Je garde plus le sac à ma copine
Malgré ma peau parfaite, j’ai eu toute la journée un bouton fort disgracieux sur le visage. J’avais l’impression qu’on ne voyait que ça. C’est bien la peine d’avoir réussi à franchir la période ingrate de la puberté sans trop d’encombres. Surtout que ça ne devrait pas arriver. Pour la simple et bonne raison que, comme beaucoup de jeunes gens perdus de ma génération, j’ai eu recours au traitement Roaccutane. Je sais même pas si ça existe encore, ce machin.
En tout cas ce fut la révolution quand c’est apparu dans nos vies pleines de sébum : on pouvait enfin ranger pour de bon le biactol dans les armoires à pharmacie ainsi que ces espèces de patchs immondes dont le nom m’échappe et qui accrochaient les points noirs (alors que franchement, ça c’était le côté fun de l’adolescence, récurer ses points noirs, les extirper à la sueur de l’ongle). Les dermatos l’ont distribué à tout va, peu importait la sévérité de l’acné, faites vous plaisir les jeunes, c’est l’état qui régale, n’oubliez pas la prise de sang et les crèmes hydratantes et évitez de rester trop au soleil, vous risqueriez de peler (d’ailleurs c’est ce qui m’est arrivé, jusqu’à ce que je découvre l’autre fonction de la vaseline).

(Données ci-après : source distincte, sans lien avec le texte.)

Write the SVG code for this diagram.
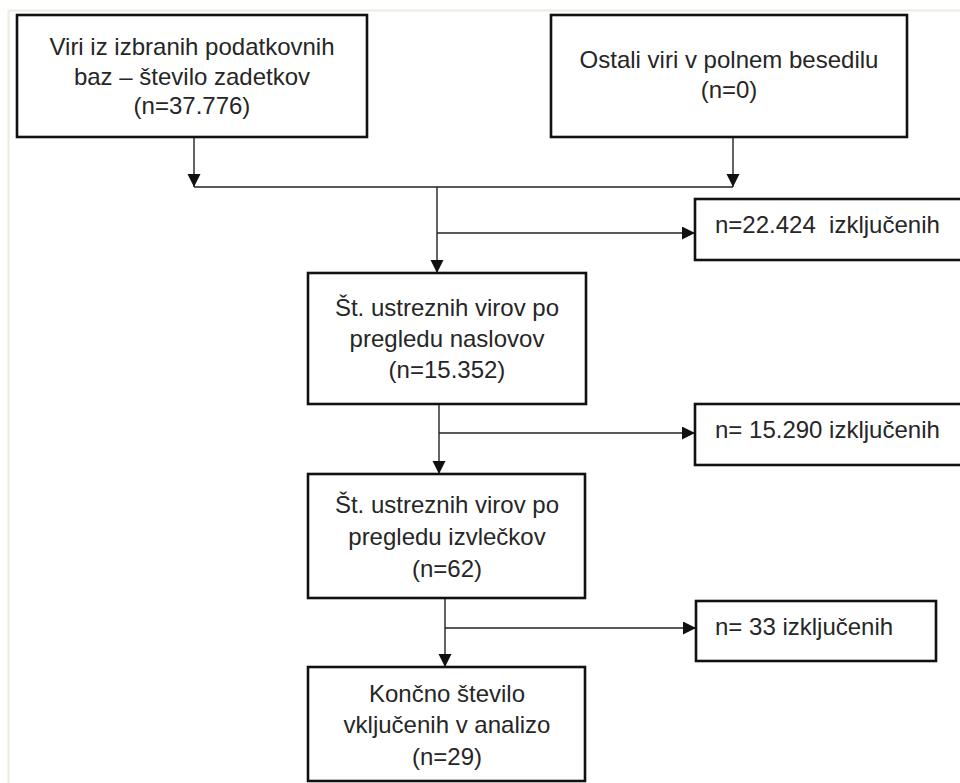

C’était assez amusant de voir partout les signes partagés par ceux qui suivaient le traitement : grosses plaques rouges, lèvres gercées, saignements de nez. On était pas aussi bien organisés que les motards, du coup on avait pas un signe de salutation, mais la solidarité était bien là, même si elle s’effectuait la tête baissée parce que bon, c’était pas beau à voir. Le meilleur moyen de savoir si quelqu’un avait suivi un traitement au Roaccutane, c’était tout simplement qu’il le niait : ‘heu non ça va pas la tête, j’ai pas suivi de traitement, c’est juste que je suis plus puceau et c’est parti d’un coup (enfin si j’ose dire)’.
Ah et au fait, se sont rendus compte les dermatologues, soudain : y’a des risques de stérilité.
Ah.
Oui, on va peut-être faire d’autres tests quand même et être un peu plus regardant sur ceux (et surtout celles) à qui on le prescrit, parce que bon, c’est pas tout ça mais dans 15 ans c’est la crise, s’agirait de faire attention au trou de la sécu, prenez du biactol plutôt et arrêtez de vous plaindre sous prétexte que vous êtes moche, croyez-moi, l’acné n’y est pour rien.
Et depuis quelque temps, je vois l’acné réapparaître dans ma boutique (et sur ma peau de bébé, mais je mets tout sur le compte du printemps, et puis d’abord vivement l’été, ça assèche tout ça, tant pis si ça revient direct à la rentrée, le tout est d’être beau et bronzé sur la plage). Peut-être la faute aux médecins traitants qui court-circuitent les spécialistes. Peut-être la faute à Internet qui permet même aux boutonneux de trouver des communautés qui les acceptent. ‘Fin bon, faudrait pas qu’ils soient trop intégrés non plus, j’ai des nouveautés mangas à vendre, moi.